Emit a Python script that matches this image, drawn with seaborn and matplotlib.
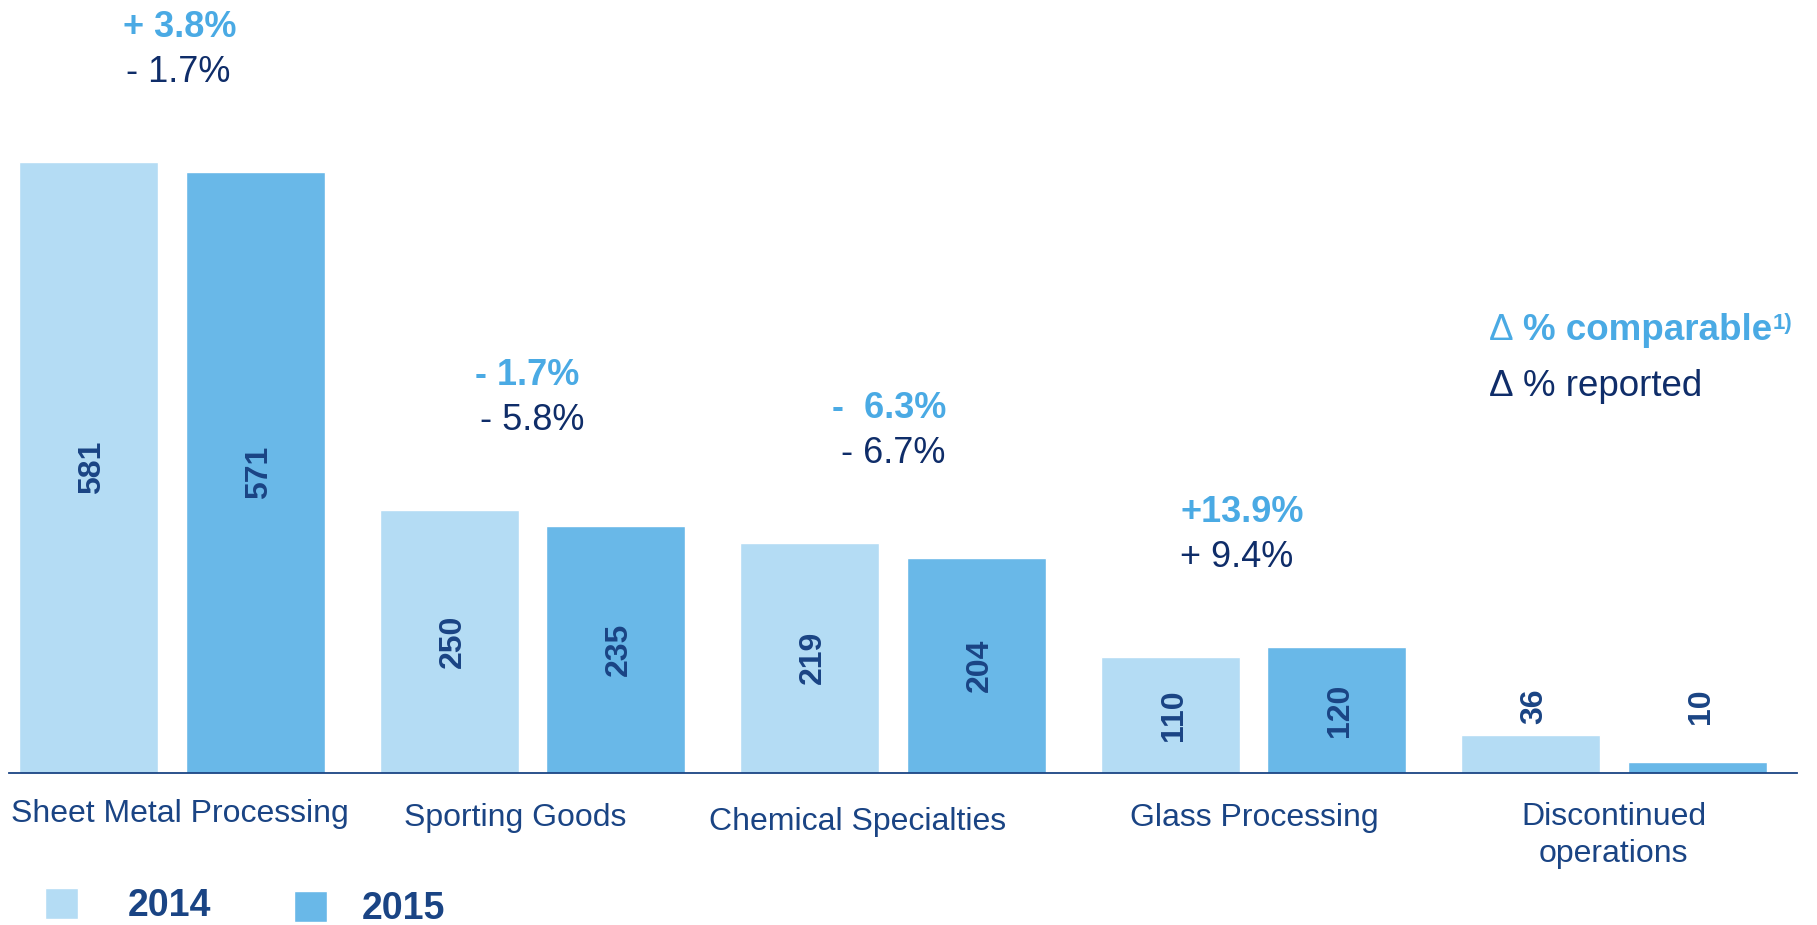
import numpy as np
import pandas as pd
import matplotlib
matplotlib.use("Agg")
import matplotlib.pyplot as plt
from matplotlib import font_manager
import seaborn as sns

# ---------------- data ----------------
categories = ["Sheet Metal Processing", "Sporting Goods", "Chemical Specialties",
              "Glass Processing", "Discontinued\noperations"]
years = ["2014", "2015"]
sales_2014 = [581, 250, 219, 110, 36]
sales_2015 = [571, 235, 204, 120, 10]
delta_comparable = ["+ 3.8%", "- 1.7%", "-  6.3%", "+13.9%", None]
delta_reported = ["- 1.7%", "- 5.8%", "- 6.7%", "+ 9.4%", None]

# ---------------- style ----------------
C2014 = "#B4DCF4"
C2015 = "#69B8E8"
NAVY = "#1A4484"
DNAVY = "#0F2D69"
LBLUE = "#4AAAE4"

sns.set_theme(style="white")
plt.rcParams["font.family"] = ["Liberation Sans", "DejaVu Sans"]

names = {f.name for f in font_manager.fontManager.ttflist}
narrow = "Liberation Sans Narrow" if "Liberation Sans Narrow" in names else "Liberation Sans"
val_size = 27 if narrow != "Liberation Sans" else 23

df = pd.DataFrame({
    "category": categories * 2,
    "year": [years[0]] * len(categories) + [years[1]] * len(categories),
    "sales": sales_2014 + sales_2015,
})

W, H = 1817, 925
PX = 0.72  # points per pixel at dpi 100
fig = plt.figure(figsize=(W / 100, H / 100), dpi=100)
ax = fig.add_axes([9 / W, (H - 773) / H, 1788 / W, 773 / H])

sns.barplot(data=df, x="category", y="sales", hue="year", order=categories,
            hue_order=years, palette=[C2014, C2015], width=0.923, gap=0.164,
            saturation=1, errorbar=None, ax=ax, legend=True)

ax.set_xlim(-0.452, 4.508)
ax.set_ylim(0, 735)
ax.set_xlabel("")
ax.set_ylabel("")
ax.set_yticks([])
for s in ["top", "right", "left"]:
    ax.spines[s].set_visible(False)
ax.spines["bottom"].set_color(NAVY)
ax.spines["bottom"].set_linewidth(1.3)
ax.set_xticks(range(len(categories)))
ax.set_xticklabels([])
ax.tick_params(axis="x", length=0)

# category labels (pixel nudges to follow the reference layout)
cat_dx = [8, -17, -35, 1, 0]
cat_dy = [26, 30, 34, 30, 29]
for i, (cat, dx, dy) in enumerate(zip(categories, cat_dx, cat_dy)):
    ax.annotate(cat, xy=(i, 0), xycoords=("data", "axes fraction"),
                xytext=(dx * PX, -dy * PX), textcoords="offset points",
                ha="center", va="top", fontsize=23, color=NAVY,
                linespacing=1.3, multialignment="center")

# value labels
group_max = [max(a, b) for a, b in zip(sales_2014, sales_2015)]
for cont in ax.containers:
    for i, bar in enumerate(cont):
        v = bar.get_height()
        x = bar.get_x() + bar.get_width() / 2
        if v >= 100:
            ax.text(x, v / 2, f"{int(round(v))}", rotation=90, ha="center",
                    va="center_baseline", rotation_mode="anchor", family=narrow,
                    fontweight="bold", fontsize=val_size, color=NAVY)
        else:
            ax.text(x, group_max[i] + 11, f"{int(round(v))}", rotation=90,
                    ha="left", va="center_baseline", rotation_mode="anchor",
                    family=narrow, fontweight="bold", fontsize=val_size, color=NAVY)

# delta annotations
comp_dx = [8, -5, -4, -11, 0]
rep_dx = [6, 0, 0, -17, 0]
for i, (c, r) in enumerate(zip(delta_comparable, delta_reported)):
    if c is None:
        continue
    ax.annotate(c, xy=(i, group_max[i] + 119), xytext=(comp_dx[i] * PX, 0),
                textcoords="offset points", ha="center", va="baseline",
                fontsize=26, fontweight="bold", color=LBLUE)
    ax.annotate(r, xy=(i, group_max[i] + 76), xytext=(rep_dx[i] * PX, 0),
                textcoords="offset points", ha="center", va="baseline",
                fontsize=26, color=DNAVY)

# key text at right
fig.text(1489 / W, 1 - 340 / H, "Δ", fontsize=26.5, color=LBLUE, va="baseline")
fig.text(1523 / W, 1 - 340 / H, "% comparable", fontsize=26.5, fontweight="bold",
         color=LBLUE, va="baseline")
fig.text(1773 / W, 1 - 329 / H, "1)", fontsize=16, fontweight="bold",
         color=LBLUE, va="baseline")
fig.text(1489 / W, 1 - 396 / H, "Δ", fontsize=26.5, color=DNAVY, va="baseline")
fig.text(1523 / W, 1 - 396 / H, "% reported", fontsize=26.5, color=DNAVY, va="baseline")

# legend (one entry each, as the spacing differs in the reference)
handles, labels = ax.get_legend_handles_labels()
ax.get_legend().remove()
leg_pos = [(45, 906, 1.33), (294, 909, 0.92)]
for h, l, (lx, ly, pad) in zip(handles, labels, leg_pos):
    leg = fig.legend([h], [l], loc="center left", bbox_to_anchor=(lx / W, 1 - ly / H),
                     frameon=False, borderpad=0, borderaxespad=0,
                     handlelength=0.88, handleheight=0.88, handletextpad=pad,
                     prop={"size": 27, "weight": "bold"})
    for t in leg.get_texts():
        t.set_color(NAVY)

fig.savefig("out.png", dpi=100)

##############################

== Task prompt ==
Without the pictures, output the full listing exactly as it stands.

== Solution for this task ==
Emit a Python script that matches this image, drawn with seaborn and matplotlib.
import numpy as np
import pandas as pd
import matplotlib
matplotlib.use("Agg")
import matplotlib.pyplot as plt
from matplotlib import font_manager
import seaborn as sns

# ---------------- data ----------------
categories = ["Sheet Metal Processing", "Sporting Goods", "Chemical Specialties",
              "Glass Processing", "Discontinued\noperations"]
years = ["2014", "2015"]
sales_2014 = [581, 250, 219, 110, 36]
sales_2015 = [571, 235, 204, 120, 10]
delta_comparable = ["+ 3.8%", "- 1.7%", "-  6.3%", "+13.9%", None]
delta_reported = ["- 1.7%", "- 5.8%", "- 6.7%", "+ 9.4%", None]

# ---------------- style ----------------
C2014 = "#B4DCF4"
C2015 = "#69B8E8"
NAVY = "#1A4484"
DNAVY = "#0F2D69"
LBLUE = "#4AAAE4"

sns.set_theme(style="white")
plt.rcParams["font.family"] = ["Liberation Sans", "DejaVu Sans"]

names = {f.name for f in font_manager.fontManager.ttflist}
narrow = "Liberation Sans Narrow" if "Liberation Sans Narrow" in names else "Liberation Sans"
val_size = 27 if narrow != "Liberation Sans" else 23

df = pd.DataFrame({
    "category": categories * 2,
    "year": [years[0]] * len(categories) + [years[1]] * len(categories),
    "sales": sales_2014 + sales_2015,
})

W, H = 1817, 925
PX = 0.72  # points per pixel at dpi 100
fig = plt.figure(figsize=(W / 100, H / 100), dpi=100)
ax = fig.add_axes([9 / W, (H - 773) / H, 1788 / W, 773 / H])

sns.barplot(data=df, x="category", y="sales", hue="year", order=categories,
            hue_order=years, palette=[C2014, C2015], width=0.923, gap=0.164,
            saturation=1, errorbar=None, ax=ax, legend=True)

ax.set_xlim(-0.452, 4.508)
ax.set_ylim(0, 735)
ax.set_xlabel("")
ax.set_ylabel("")
ax.set_yticks([])
for s in ["top", "right", "left"]:
    ax.spines[s].set_visible(False)
ax.spines["bottom"].set_color(NAVY)
ax.spines["bottom"].set_linewidth(1.3)
ax.set_xticks(range(len(categories)))
ax.set_xticklabels([])
ax.tick_params(axis="x", length=0)

# category labels (pixel nudges to follow the reference layout)
cat_dx = [8, -17, -35, 1, 0]
cat_dy = [26, 30, 34, 30, 29]
for i, (cat, dx, dy) in enumerate(zip(categories, cat_dx, cat_dy)):
    ax.annotate(cat, xy=(i, 0), xycoords=("data", "axes fraction"),
                xytext=(dx * PX, -dy * PX), textcoords="offset points",
                ha="center", va="top", fontsize=23, color=NAVY,
                linespacing=1.3, multialignment="center")

# value labels
group_max = [max(a, b) for a, b in zip(sales_2014, sales_2015)]
for cont in ax.containers:
    for i, bar in enumerate(cont):
        v = bar.get_height()
        x = bar.get_x() + bar.get_width() / 2
        if v >= 100:
            ax.text(x, v / 2, f"{int(round(v))}", rotation=90, ha="center",
                    va="center_baseline", rotation_mode="anchor", family=narrow,
                    fontweight="bold", fontsize=val_size, color=NAVY)
        else:
            ax.text(x, group_max[i] + 11, f"{int(round(v))}", rotation=90,
                    ha="left", va="center_baseline", rotation_mode="anchor",
                    family=narrow, fontweight="bold", fontsize=val_size, color=NAVY)

# delta annotations
comp_dx = [8, -5, -4, -11, 0]
rep_dx = [6, 0, 0, -17, 0]
for i, (c, r) in enumerate(zip(delta_comparable, delta_reported)):
    if c is None:
        continue
    ax.annotate(c, xy=(i, group_max[i] + 119), xytext=(comp_dx[i] * PX, 0),
                textcoords="offset points", ha="center", va="baseline",
                fontsize=26, fontweight="bold", color=LBLUE)
    ax.annotate(r, xy=(i, group_max[i] + 76), xytext=(rep_dx[i] * PX, 0),
                textcoords="offset points", ha="center", va="baseline",
                fontsize=26, color=DNAVY)

# key text at right
fig.text(1489 / W, 1 - 340 / H, "Δ", fontsize=26.5, color=LBLUE, va="baseline")
fig.text(1523 / W, 1 - 340 / H, "% comparable", fontsize=26.5, fontweight="bold",
         color=LBLUE, va="baseline")
fig.text(1773 / W, 1 - 329 / H, "1)", fontsize=16, fontweight="bold",
         color=LBLUE, va="baseline")
fig.text(1489 / W, 1 - 396 / H, "Δ", fontsize=26.5, color=DNAVY, va="baseline")
fig.text(1523 / W, 1 - 396 / H, "% reported", fontsize=26.5, color=DNAVY, va="baseline")

# legend (one entry each, as the spacing differs in the reference)
handles, labels = ax.get_legend_handles_labels()
ax.get_legend().remove()
leg_pos = [(45, 906, 1.33), (294, 909, 0.92)]
for h, l, (lx, ly, pad) in zip(handles, labels, leg_pos):
    leg = fig.legend([h], [l], loc="center left", bbox_to_anchor=(lx / W, 1 - ly / H),
                     frameon=False, borderpad=0, borderaxespad=0,
                     handlelength=0.88, handleheight=0.88, handletextpad=pad,
                     prop={"size": 27, "weight": "bold"})
    for t in leg.get_texts():
        t.set_color(NAVY)

fig.savefig("out.png", dpi=100)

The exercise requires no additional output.